___ RAW DATA

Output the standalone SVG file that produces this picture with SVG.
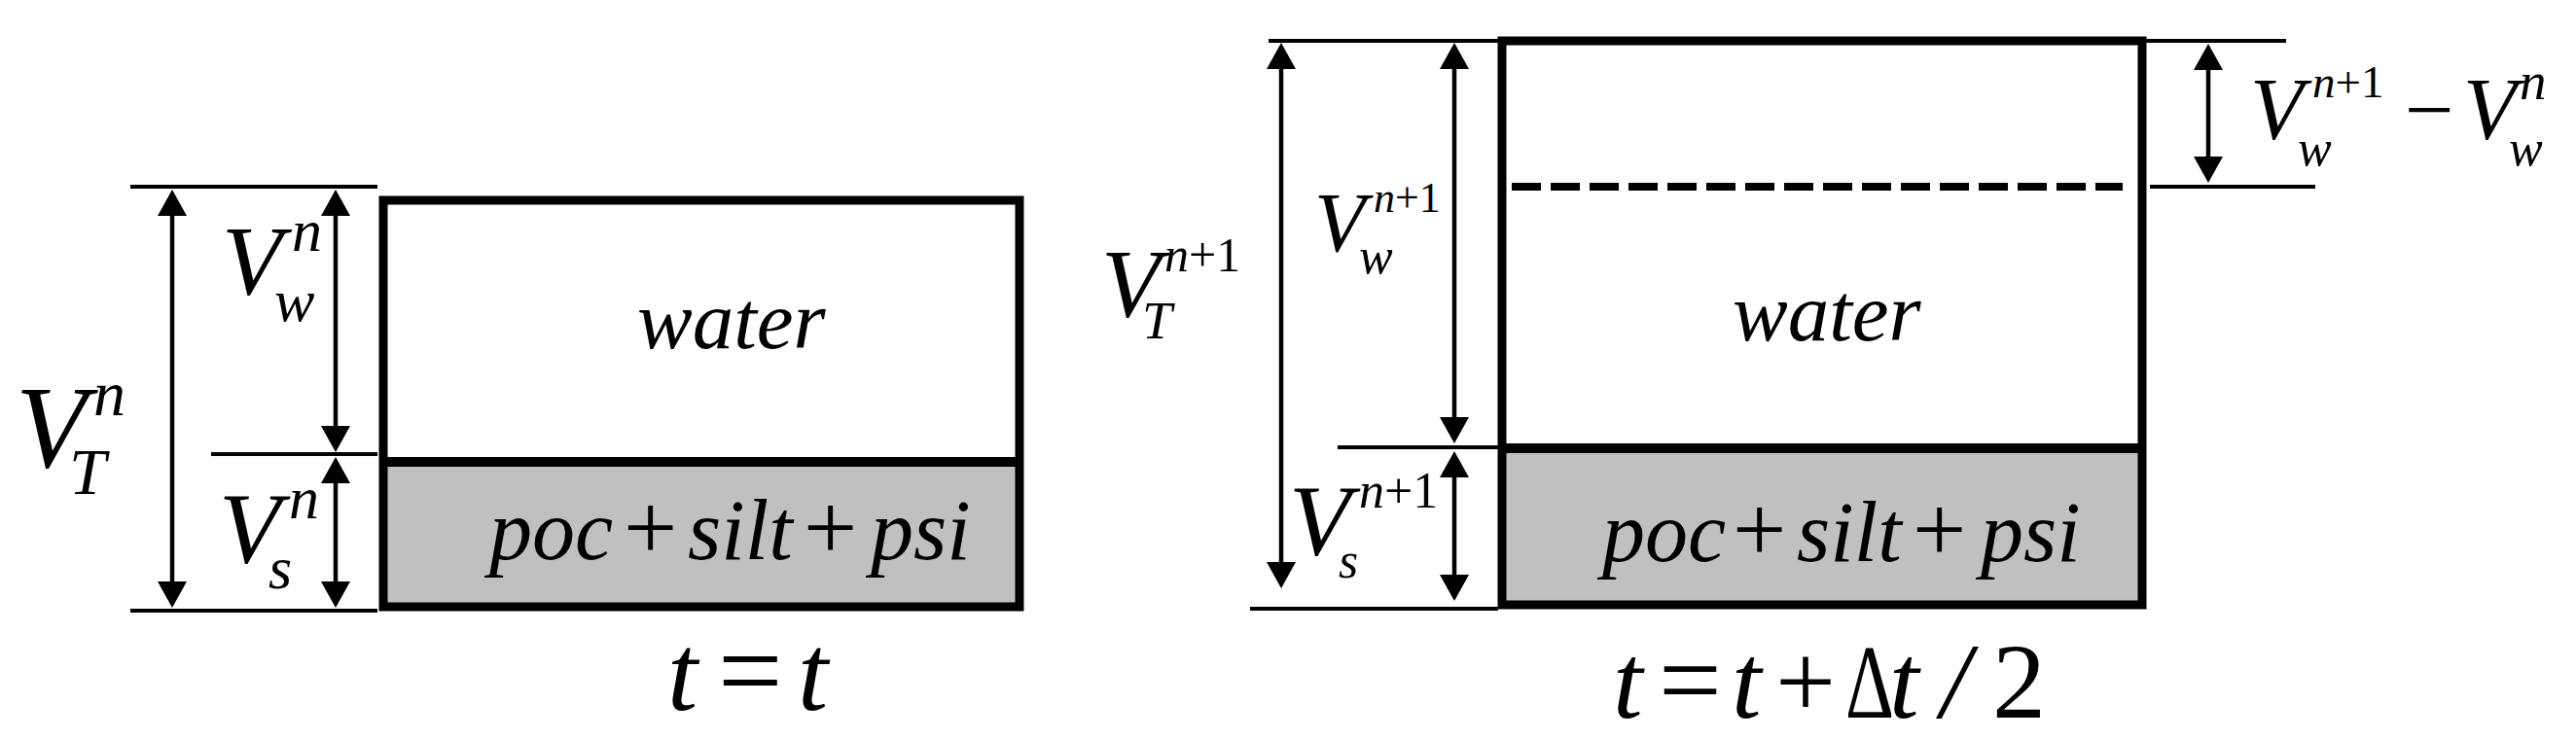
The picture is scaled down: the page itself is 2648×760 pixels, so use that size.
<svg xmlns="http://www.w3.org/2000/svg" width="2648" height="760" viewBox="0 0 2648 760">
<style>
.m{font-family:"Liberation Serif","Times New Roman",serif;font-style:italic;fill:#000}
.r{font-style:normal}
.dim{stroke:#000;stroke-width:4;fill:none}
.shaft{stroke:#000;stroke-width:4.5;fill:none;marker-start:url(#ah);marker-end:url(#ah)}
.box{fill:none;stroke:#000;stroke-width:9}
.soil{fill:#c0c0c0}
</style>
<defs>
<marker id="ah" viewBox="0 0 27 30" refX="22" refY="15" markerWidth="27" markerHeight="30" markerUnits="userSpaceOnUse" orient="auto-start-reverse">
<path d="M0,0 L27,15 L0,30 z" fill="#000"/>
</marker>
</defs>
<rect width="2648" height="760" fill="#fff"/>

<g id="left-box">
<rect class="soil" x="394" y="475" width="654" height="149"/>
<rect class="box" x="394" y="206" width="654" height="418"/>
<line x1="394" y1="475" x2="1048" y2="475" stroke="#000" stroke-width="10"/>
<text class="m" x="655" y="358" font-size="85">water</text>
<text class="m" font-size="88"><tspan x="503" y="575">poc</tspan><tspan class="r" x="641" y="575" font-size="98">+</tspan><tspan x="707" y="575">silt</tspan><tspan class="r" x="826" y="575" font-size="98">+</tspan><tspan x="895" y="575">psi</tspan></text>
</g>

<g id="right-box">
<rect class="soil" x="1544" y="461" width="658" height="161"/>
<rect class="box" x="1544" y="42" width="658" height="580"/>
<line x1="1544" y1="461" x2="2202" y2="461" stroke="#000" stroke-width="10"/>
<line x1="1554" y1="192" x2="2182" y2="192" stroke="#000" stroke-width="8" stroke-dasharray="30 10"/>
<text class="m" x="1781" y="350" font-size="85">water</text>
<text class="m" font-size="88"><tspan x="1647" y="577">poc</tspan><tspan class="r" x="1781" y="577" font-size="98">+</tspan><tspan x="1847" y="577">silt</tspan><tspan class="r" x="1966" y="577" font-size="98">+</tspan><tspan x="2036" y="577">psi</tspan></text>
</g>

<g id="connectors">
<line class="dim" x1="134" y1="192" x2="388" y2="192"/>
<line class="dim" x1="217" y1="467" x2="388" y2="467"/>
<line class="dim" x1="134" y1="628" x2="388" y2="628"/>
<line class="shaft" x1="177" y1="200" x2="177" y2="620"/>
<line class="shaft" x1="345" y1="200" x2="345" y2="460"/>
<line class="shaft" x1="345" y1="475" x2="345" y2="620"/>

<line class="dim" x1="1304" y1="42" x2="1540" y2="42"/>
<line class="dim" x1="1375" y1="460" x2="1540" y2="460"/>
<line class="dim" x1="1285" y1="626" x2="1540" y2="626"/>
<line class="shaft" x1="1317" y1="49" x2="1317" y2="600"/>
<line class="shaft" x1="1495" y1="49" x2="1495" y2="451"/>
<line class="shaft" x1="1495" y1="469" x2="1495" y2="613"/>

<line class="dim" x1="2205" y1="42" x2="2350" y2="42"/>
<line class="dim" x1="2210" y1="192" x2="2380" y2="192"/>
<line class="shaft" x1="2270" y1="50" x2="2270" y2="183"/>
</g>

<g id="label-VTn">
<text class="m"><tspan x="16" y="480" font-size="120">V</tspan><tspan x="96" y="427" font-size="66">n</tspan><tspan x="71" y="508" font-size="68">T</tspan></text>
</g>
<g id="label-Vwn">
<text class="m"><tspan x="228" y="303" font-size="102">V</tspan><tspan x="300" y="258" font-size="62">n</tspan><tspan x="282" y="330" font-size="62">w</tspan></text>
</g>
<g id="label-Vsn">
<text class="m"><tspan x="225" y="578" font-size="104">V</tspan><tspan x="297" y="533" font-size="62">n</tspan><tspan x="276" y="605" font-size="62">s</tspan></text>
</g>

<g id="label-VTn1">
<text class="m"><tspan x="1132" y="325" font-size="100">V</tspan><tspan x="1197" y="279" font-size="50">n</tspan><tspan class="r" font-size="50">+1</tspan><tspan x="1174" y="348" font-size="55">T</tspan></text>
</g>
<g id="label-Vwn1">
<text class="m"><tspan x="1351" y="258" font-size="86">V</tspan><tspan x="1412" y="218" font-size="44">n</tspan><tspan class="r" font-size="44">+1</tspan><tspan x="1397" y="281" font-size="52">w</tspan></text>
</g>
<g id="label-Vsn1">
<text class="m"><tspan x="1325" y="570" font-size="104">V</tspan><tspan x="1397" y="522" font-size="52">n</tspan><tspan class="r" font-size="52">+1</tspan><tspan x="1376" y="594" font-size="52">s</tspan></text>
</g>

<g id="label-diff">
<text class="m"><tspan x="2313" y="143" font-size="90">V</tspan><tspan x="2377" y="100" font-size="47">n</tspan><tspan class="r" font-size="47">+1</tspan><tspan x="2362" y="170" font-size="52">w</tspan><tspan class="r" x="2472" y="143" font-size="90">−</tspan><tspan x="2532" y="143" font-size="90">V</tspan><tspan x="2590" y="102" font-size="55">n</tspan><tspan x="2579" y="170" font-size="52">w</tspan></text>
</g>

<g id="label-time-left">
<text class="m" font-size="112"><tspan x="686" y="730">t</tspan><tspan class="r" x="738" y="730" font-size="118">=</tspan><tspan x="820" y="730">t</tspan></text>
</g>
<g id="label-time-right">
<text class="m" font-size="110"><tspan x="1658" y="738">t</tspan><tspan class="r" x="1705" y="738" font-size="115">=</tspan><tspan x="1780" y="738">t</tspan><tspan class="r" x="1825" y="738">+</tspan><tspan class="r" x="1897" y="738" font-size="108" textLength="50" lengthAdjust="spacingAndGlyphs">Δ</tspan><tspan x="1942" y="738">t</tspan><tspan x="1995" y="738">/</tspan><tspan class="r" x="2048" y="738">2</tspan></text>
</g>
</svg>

______

SET TASK —
Output the data exactly. Pictures don't belong in the result.

WRITTEN ANSWER —
Output the standalone SVG file that produces this picture with SVG.
The picture is scaled down: the page itself is 2648×760 pixels, so use that size.
<svg xmlns="http://www.w3.org/2000/svg" width="2648" height="760" viewBox="0 0 2648 760">
<style>
.m{font-family:"Liberation Serif","Times New Roman",serif;font-style:italic;fill:#000}
.r{font-style:normal}
.dim{stroke:#000;stroke-width:4;fill:none}
.shaft{stroke:#000;stroke-width:4.5;fill:none;marker-start:url(#ah);marker-end:url(#ah)}
.box{fill:none;stroke:#000;stroke-width:9}
.soil{fill:#c0c0c0}
</style>
<defs>
<marker id="ah" viewBox="0 0 27 30" refX="22" refY="15" markerWidth="27" markerHeight="30" markerUnits="userSpaceOnUse" orient="auto-start-reverse">
<path d="M0,0 L27,15 L0,30 z" fill="#000"/>
</marker>
</defs>
<rect width="2648" height="760" fill="#fff"/>

<g id="left-box">
<rect class="soil" x="394" y="475" width="654" height="149"/>
<rect class="box" x="394" y="206" width="654" height="418"/>
<line x1="394" y1="475" x2="1048" y2="475" stroke="#000" stroke-width="10"/>
<text class="m" x="655" y="358" font-size="85">water</text>
<text class="m" font-size="88"><tspan x="503" y="575">poc</tspan><tspan class="r" x="641" y="575" font-size="98">+</tspan><tspan x="707" y="575">silt</tspan><tspan class="r" x="826" y="575" font-size="98">+</tspan><tspan x="895" y="575">psi</tspan></text>
</g>

<g id="right-box">
<rect class="soil" x="1544" y="461" width="658" height="161"/>
<rect class="box" x="1544" y="42" width="658" height="580"/>
<line x1="1544" y1="461" x2="2202" y2="461" stroke="#000" stroke-width="10"/>
<line x1="1554" y1="192" x2="2182" y2="192" stroke="#000" stroke-width="8" stroke-dasharray="30 10"/>
<text class="m" x="1781" y="350" font-size="85">water</text>
<text class="m" font-size="88"><tspan x="1647" y="577">poc</tspan><tspan class="r" x="1781" y="577" font-size="98">+</tspan><tspan x="1847" y="577">silt</tspan><tspan class="r" x="1966" y="577" font-size="98">+</tspan><tspan x="2036" y="577">psi</tspan></text>
</g>

<g id="connectors">
<line class="dim" x1="134" y1="192" x2="388" y2="192"/>
<line class="dim" x1="217" y1="467" x2="388" y2="467"/>
<line class="dim" x1="134" y1="628" x2="388" y2="628"/>
<line class="shaft" x1="177" y1="200" x2="177" y2="620"/>
<line class="shaft" x1="345" y1="200" x2="345" y2="460"/>
<line class="shaft" x1="345" y1="475" x2="345" y2="620"/>

<line class="dim" x1="1304" y1="42" x2="1540" y2="42"/>
<line class="dim" x1="1375" y1="460" x2="1540" y2="460"/>
<line class="dim" x1="1285" y1="626" x2="1540" y2="626"/>
<line class="shaft" x1="1317" y1="49" x2="1317" y2="600"/>
<line class="shaft" x1="1495" y1="49" x2="1495" y2="451"/>
<line class="shaft" x1="1495" y1="469" x2="1495" y2="613"/>

<line class="dim" x1="2205" y1="42" x2="2350" y2="42"/>
<line class="dim" x1="2210" y1="192" x2="2380" y2="192"/>
<line class="shaft" x1="2270" y1="50" x2="2270" y2="183"/>
</g>

<g id="label-VTn">
<text class="m"><tspan x="16" y="480" font-size="120">V</tspan><tspan x="96" y="427" font-size="66">n</tspan><tspan x="71" y="508" font-size="68">T</tspan></text>
</g>
<g id="label-Vwn">
<text class="m"><tspan x="228" y="303" font-size="102">V</tspan><tspan x="300" y="258" font-size="62">n</tspan><tspan x="282" y="330" font-size="62">w</tspan></text>
</g>
<g id="label-Vsn">
<text class="m"><tspan x="225" y="578" font-size="104">V</tspan><tspan x="297" y="533" font-size="62">n</tspan><tspan x="276" y="605" font-size="62">s</tspan></text>
</g>

<g id="label-VTn1">
<text class="m"><tspan x="1132" y="325" font-size="100">V</tspan><tspan x="1197" y="279" font-size="50">n</tspan><tspan class="r" font-size="50">+1</tspan><tspan x="1174" y="348" font-size="55">T</tspan></text>
</g>
<g id="label-Vwn1">
<text class="m"><tspan x="1351" y="258" font-size="86">V</tspan><tspan x="1412" y="218" font-size="44">n</tspan><tspan class="r" font-size="44">+1</tspan><tspan x="1397" y="281" font-size="52">w</tspan></text>
</g>
<g id="label-Vsn1">
<text class="m"><tspan x="1325" y="570" font-size="104">V</tspan><tspan x="1397" y="522" font-size="52">n</tspan><tspan class="r" font-size="52">+1</tspan><tspan x="1376" y="594" font-size="52">s</tspan></text>
</g>

<g id="label-diff">
<text class="m"><tspan x="2313" y="143" font-size="90">V</tspan><tspan x="2377" y="100" font-size="47">n</tspan><tspan class="r" font-size="47">+1</tspan><tspan x="2362" y="170" font-size="52">w</tspan><tspan class="r" x="2472" y="143" font-size="90">−</tspan><tspan x="2532" y="143" font-size="90">V</tspan><tspan x="2590" y="102" font-size="55">n</tspan><tspan x="2579" y="170" font-size="52">w</tspan></text>
</g>

<g id="label-time-left">
<text class="m" font-size="112"><tspan x="686" y="730">t</tspan><tspan class="r" x="738" y="730" font-size="118">=</tspan><tspan x="820" y="730">t</tspan></text>
</g>
<g id="label-time-right">
<text class="m" font-size="110"><tspan x="1658" y="738">t</tspan><tspan class="r" x="1705" y="738" font-size="115">=</tspan><tspan x="1780" y="738">t</tspan><tspan class="r" x="1825" y="738">+</tspan><tspan class="r" x="1897" y="738" font-size="108" textLength="50" lengthAdjust="spacingAndGlyphs">Δ</tspan><tspan x="1942" y="738">t</tspan><tspan x="1995" y="738">/</tspan><tspan class="r" x="2048" y="738">2</tspan></text>
</g>
</svg>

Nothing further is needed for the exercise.